> _What is asked_: Reproduce the listing below character for character; drop every image.

> _Given data_:

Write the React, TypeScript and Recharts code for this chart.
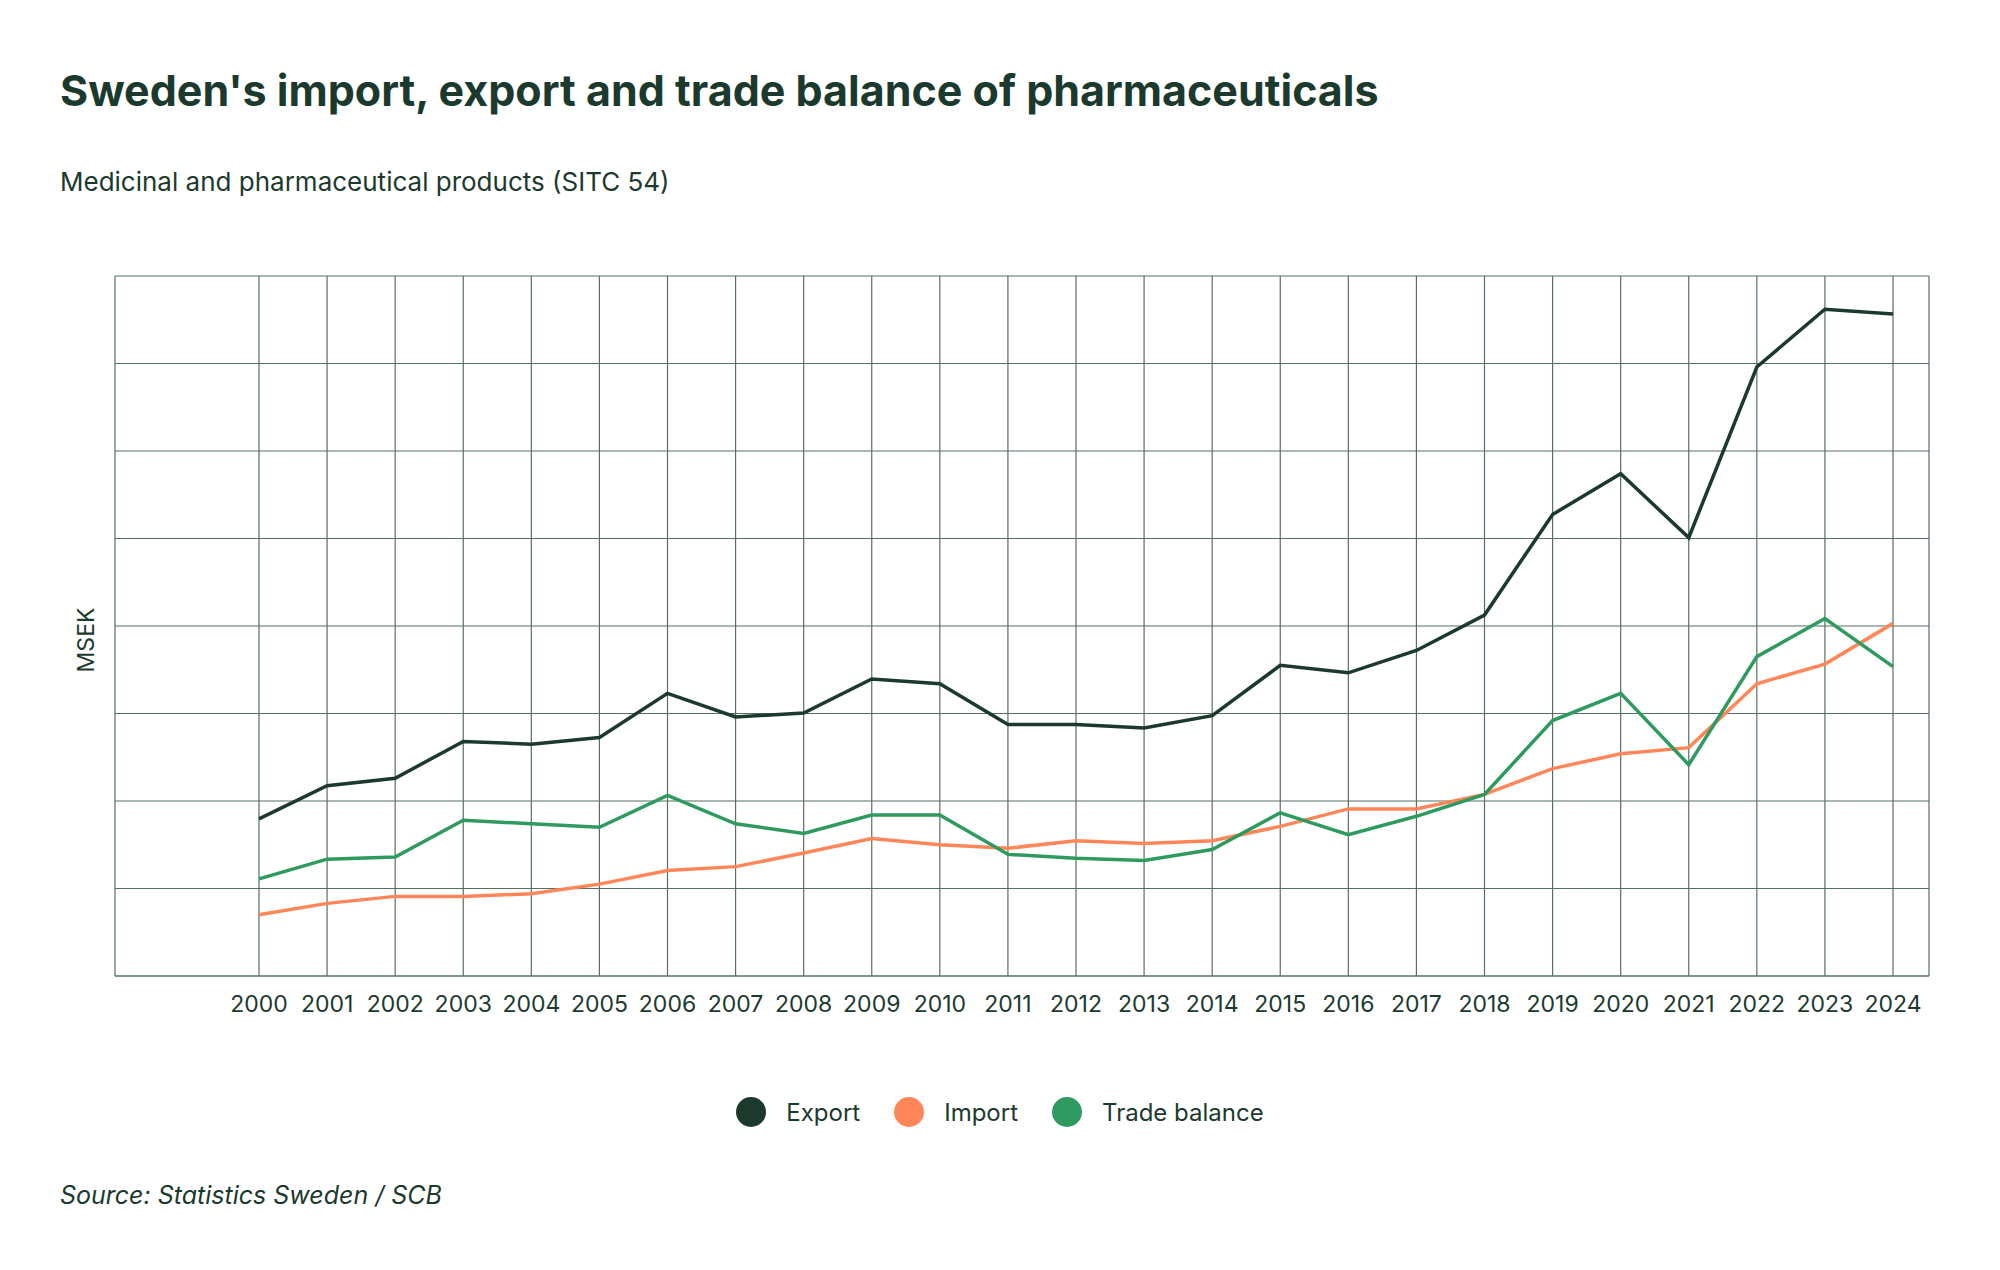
import { LineChart, Line, XAxis, YAxis, CartesianGrid } from "recharts";

const years = ["2000","2001","2002","2003","2004","2005","2006","2007","2008","2009","2010","2011","2012","2013","2014","2015","2016","2017","2018","2019","2020","2021","2022","2023","2024"];
const exportValues = [35900,43500,45200,53600,53000,54500,64600,59200,60100,67900,66800,57500,57500,56700,59500,71000,69300,74400,82500,105500,114800,100200,139200,152400,151300];
const importValues = [14000,16600,18200,18200,18800,21000,24100,25000,28100,31400,30000,29200,30900,30300,30900,34200,38200,38200,41500,47400,50800,52200,66800,71300,80600];
const balanceValues = [22200,26700,27200,35600,34800,34000,41300,34800,32600,36800,36800,27800,26900,26400,28900,37300,32300,36500,41500,58400,64600,48300,73000,81700,70700];
const yTicks = [0,20000,40000,60000,80000,100000,120000,140000,160000];

const data = years.map((year, i) => ({
  year,
  exp: exportValues[i],
  imp: importValues[i],
  bal: balanceValues[i],
}));

const ink = "#1b3a2d";
const gridColor = "#56705f";
const colors = { exp: "#1b3a2d", imp: "#ff8659", bal: "#2f9a5f" };
const font = "Inter, 'Open Sans', sans-serif";

const fmt = (v: number) => String(v).replace(/\B(?=(\d{3})+(?!\d))/g, " ");

const YTick = ({ y, payload }: any) => (
  <text x={115} y={y - 10} fill={ink} fontSize={23} fontFamily={font}>
    {fmt(payload.value)}
  </text>
);

export default function App() {
  const legend = [
    { key: "exp", label: "Export" },
    { key: "imp", label: "Import" },
    { key: "bal", label: "Trade balance" },
  ] as const;

  return (
    <div style={{ position: "relative", width: 2000, height: 1270, margin: -8, background: "#fff", fontFamily: font, color: ink }}>
      <div style={{ position: "absolute", left: 60, top: 64, fontSize: 43, fontWeight: 700 }}>
        Sweden's import, export and trade balance of pharmaceuticals
      </div>
      <div style={{ position: "absolute", left: 60, top: 166, fontSize: 26 }}>
        Medicinal and pharmaceutical products (SITC 54)
      </div>
      <div style={{ position: "absolute", left: 60, top: 0 }}>
        <svg width={60} height={1270} style={{ position: "absolute", left: 0, top: 0 }}>
          <text transform="translate(34,640) rotate(-90)" textAnchor="middle" fill={ink} fontSize={23} fontFamily={font}>MSEK</text>
        </svg>
      </div>
      <div style={{ position: "absolute", left: 0, top: 0 }}>
        <LineChart width={2000} height={1100} data={data} margin={{ top: 276, left: 115, right: 71, bottom: 94 }}>
          <CartesianGrid stroke={gridColor} strokeWidth={1.2} />
          <XAxis
            dataKey="year"
            padding={{ left: 144, right: 36 }}
            axisLine={{ stroke: gridColor }}
            tickLine={false}
            interval={0}
            tick={{ fill: ink, fontSize: 23, fontFamily: font }}
            tickMargin={14}
          />
          <YAxis width={0} domain={[0, 160000]} ticks={yTicks} axisLine={false} tickLine={false} tick={<YTick />} />
          <Line dataKey="exp" stroke={colors.exp} strokeWidth={3.5} dot={false} isAnimationActive={false} />
          <Line dataKey="imp" stroke={colors.imp} strokeWidth={3.5} dot={false} isAnimationActive={false} />
          <Line dataKey="bal" stroke={colors.bal} strokeWidth={3.5} dot={false} isAnimationActive={false} />
        </LineChart>
      </div>
      <div style={{ position: "absolute", top: 1097, left: 0, width: 2000, display: "flex", justifyContent: "center", paddingLeft: 0, fontSize: 24 }}>
        <div style={{ display: "flex", gap: 34, marginLeft: 0 }}>
          {legend.map((l) => (
            <div key={l.key} style={{ display: "flex", alignItems: "center", gap: 20 }}>
              <span style={{ width: 30, height: 30, borderRadius: 15, background: colors[l.key], display: "inline-block" }} />
              <span>{l.label}</span>
            </div>
          ))}
        </div>
      </div>
      <div style={{ position: "absolute", left: 60, top: 1180, fontSize: 25, fontStyle: "italic" }}>
        Source: Statistics Sweden / SCB
      </div>
    </div>
  );
}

> _Complete output_:
Write the React, TypeScript and Recharts code for this chart.
import { LineChart, Line, XAxis, YAxis, CartesianGrid } from "recharts";

const years = ["2000","2001","2002","2003","2004","2005","2006","2007","2008","2009","2010","2011","2012","2013","2014","2015","2016","2017","2018","2019","2020","2021","2022","2023","2024"];
const exportValues = [35900,43500,45200,53600,53000,54500,64600,59200,60100,67900,66800,57500,57500,56700,59500,71000,69300,74400,82500,105500,114800,100200,139200,152400,151300];
const importValues = [14000,16600,18200,18200,18800,21000,24100,25000,28100,31400,30000,29200,30900,30300,30900,34200,38200,38200,41500,47400,50800,52200,66800,71300,80600];
const balanceValues = [22200,26700,27200,35600,34800,34000,41300,34800,32600,36800,36800,27800,26900,26400,28900,37300,32300,36500,41500,58400,64600,48300,73000,81700,70700];
const yTicks = [0,20000,40000,60000,80000,100000,120000,140000,160000];

const data = years.map((year, i) => ({
  year,
  exp: exportValues[i],
  imp: importValues[i],
  bal: balanceValues[i],
}));

const ink = "#1b3a2d";
const gridColor = "#56705f";
const colors = { exp: "#1b3a2d", imp: "#ff8659", bal: "#2f9a5f" };
const font = "Inter, 'Open Sans', sans-serif";

const fmt = (v: number) => String(v).replace(/\B(?=(\d{3})+(?!\d))/g, " ");

const YTick = ({ y, payload }: any) => (
  <text x={115} y={y - 10} fill={ink} fontSize={23} fontFamily={font}>
    {fmt(payload.value)}
  </text>
);

export default function App() {
  const legend = [
    { key: "exp", label: "Export" },
    { key: "imp", label: "Import" },
    { key: "bal", label: "Trade balance" },
  ] as const;

  return (
    <div style={{ position: "relative", width: 2000, height: 1270, margin: -8, background: "#fff", fontFamily: font, color: ink }}>
      <div style={{ position: "absolute", left: 60, top: 64, fontSize: 43, fontWeight: 700 }}>
        Sweden's import, export and trade balance of pharmaceuticals
      </div>
      <div style={{ position: "absolute", left: 60, top: 166, fontSize: 26 }}>
        Medicinal and pharmaceutical products (SITC 54)
      </div>
      <div style={{ position: "absolute", left: 60, top: 0 }}>
        <svg width={60} height={1270} style={{ position: "absolute", left: 0, top: 0 }}>
          <text transform="translate(34,640) rotate(-90)" textAnchor="middle" fill={ink} fontSize={23} fontFamily={font}>MSEK</text>
        </svg>
      </div>
      <div style={{ position: "absolute", left: 0, top: 0 }}>
        <LineChart width={2000} height={1100} data={data} margin={{ top: 276, left: 115, right: 71, bottom: 94 }}>
          <CartesianGrid stroke={gridColor} strokeWidth={1.2} />
          <XAxis
            dataKey="year"
            padding={{ left: 144, right: 36 }}
            axisLine={{ stroke: gridColor }}
            tickLine={false}
            interval={0}
            tick={{ fill: ink, fontSize: 23, fontFamily: font }}
            tickMargin={14}
          />
          <YAxis width={0} domain={[0, 160000]} ticks={yTicks} axisLine={false} tickLine={false} tick={<YTick />} />
          <Line dataKey="exp" stroke={colors.exp} strokeWidth={3.5} dot={false} isAnimationActive={false} />
          <Line dataKey="imp" stroke={colors.imp} strokeWidth={3.5} dot={false} isAnimationActive={false} />
          <Line dataKey="bal" stroke={colors.bal} strokeWidth={3.5} dot={false} isAnimationActive={false} />
        </LineChart>
      </div>
      <div style={{ position: "absolute", top: 1097, left: 0, width: 2000, display: "flex", justifyContent: "center", paddingLeft: 0, fontSize: 24 }}>
        <div style={{ display: "flex", gap: 34, marginLeft: 0 }}>
          {legend.map((l) => (
            <div key={l.key} style={{ display: "flex", alignItems: "center", gap: 20 }}>
              <span style={{ width: 30, height: 30, borderRadius: 15, background: colors[l.key], display: "inline-block" }} />
              <span>{l.label}</span>
            </div>
          ))}
        </div>
      </div>
      <div style={{ position: "absolute", left: 60, top: 1180, fontSize: 25, fontStyle: "italic" }}>
        Source: Statistics Sweden / SCB
      </div>
    </div>
  );
}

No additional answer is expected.